Gov. Sanford, You Are Not South Carolina

“South Carolina does not want ‘stimulus,’ ” Mark Sanford tells us. But Mark Sanford is not South Carolina. He is a right-wing Republican with a $3.5 million home who’s got his eye on the next presidential election in 2012.

Meanwhile, the other 4.5 million South Carolinians are left to pay the price for his ambitions:

Out-of-work electrician Everette Walker needed no prompting to express his feelings about Gov. Mark Sanford’s leadership.

“The man is selfish,” said Walker, 62. “Here’s a man with a $3.5 million home who doesn’t care if the rest of South Carolina can afford a loaf of bread. It sets me on fire.”

With an economy in crisis and South Carolina’s unemployment rate at 10.4 percent _— second in the nation — frustration with the governor’s approach to the economy is building among state residents.

Gov. Sanford’s reasoning — and that of other Republican governors, the most recent being Sarah Palin — for rejecting free government money is (a) that it’s more important to pay down existing debt, and (b) that people will get to like the economic relief measures made possible by federal stimulus funds, and will object to having them cut when the money is gone.

If we’re going to spend money we don’t have at the federal level, it becomes all the more important that our state balance sheet is in good order — particularly if this is a protracted downturn. But many people do not realize that the stimulus money runs out in 24 months — at which point South Carolina will be forced to find a new source of funding to sustain the new level of spending, or to make sharp cuts. Sure, I could kick the can down the road; in two years, I’ll be safely out of office. But it would be irresponsible.

If South Carolina could use stimulus money to pay down debt, in two years we will be able to spend, cut taxes or invest even if the federal government can no longer provide more money — not a remote possibility. In fact, paying debt related to education would free up over $162 million in debt service in the first two years and save roughly $125 million in interest payments over the next 13 years — just as paying off a family’s mortgage early frees up money for other uses.

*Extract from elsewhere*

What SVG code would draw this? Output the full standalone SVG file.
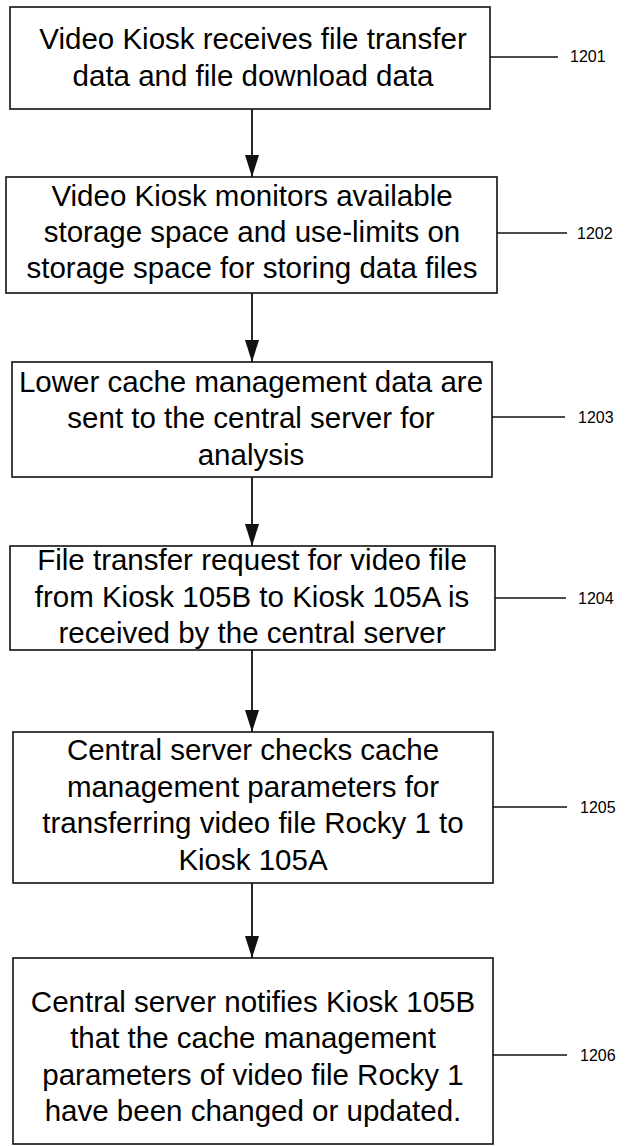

Neither argument makes sense. Ordinary people who don’t have $3.5 million beach homes to sell cannot wait two years for a job, or for groceries, or rent money, or a roof over their heads. We’re not talking about buying a fleet of yachts, or jetting off to Majorca or St. Tropez here. We’re talking about putting food on the table.

It’s also more than a little strange for an advocate of Republican-style free market capitalism to be arguing that it’s always a bad idea to spend money you don’t have, and that paying down debt is more important than investing in a better future. We would have a lot fewer doctors and lawyers if that were the ruling philosophy. Getting into debt, or delaying efforts to reduce debt, can be a smart choice if it’s done as an investment in a larger personal or public good that is likely to recoup the initial investment many times over — as opposed, say, to debt that is taken on in pursuit of an ignoble goal like ensuring a steady flow of oil profits for huge multinational corporations, and that ends up costing the nation hugely in terms of human lives, moral standing, and physical safety without providing any justifiable benefits in return. In South Carolina, the $700 million Sanford is rejecting would help school districts retain their teachers and provide immediate relief to people who don’t have jobs or any reasonable possibility of finding jobs in the near future, so said people will have money to spend on food and clothing and prescriptions and doctor visits, and on the rent or the mortgage — and the money spent will be pumped into the economy. Whereas paying down debt will do… exactly nothing to increase spending.

The second argument — that stimulus funds are finite and temporary, and should not be accepted because people will get to like them too much and won’t want to give them up — is equally (or maybe even more) flawed.

In this view, as expressed here by Tigerhawk, who praised Sarah Palin’s decision to turn down over 30% of federal stimulus dollars designated for Alaska, “She understands that this money is like an addictive drug — accept it today, depend on it tomorrow, and come up short a few years after tomorrow when the dealer stops supplying the goods for free.”

In other words, in an emergency, one should not accept temporary assistance because it’s not permanent assistance. How stupid is that?  Not to mention irresponsible:

Anchorage Democratic Rep. Les Gara argued that it’s bad governing not to do things he said would improve schools and reduce the unemployment rate for two years just because it might not last forever. …

Plus, it makes no sense:

Acting Anchorage Mayor Matt Claman said he’s disappointed Palin chose to turn down funding that would create jobs and maintain services. “Her rationale is like turning down a gift card because it expires in two years,” Claman said in a written statement.

Meanwhile, Jon Perr looks at a chart that shows, for each state, how many federal spending dollars the state receives compared with how many federal tax dollars the state sends to Washington. The states that got more dollars from the feds in spending than they paid to the feds in taxes — red or blue? Take a wild guess.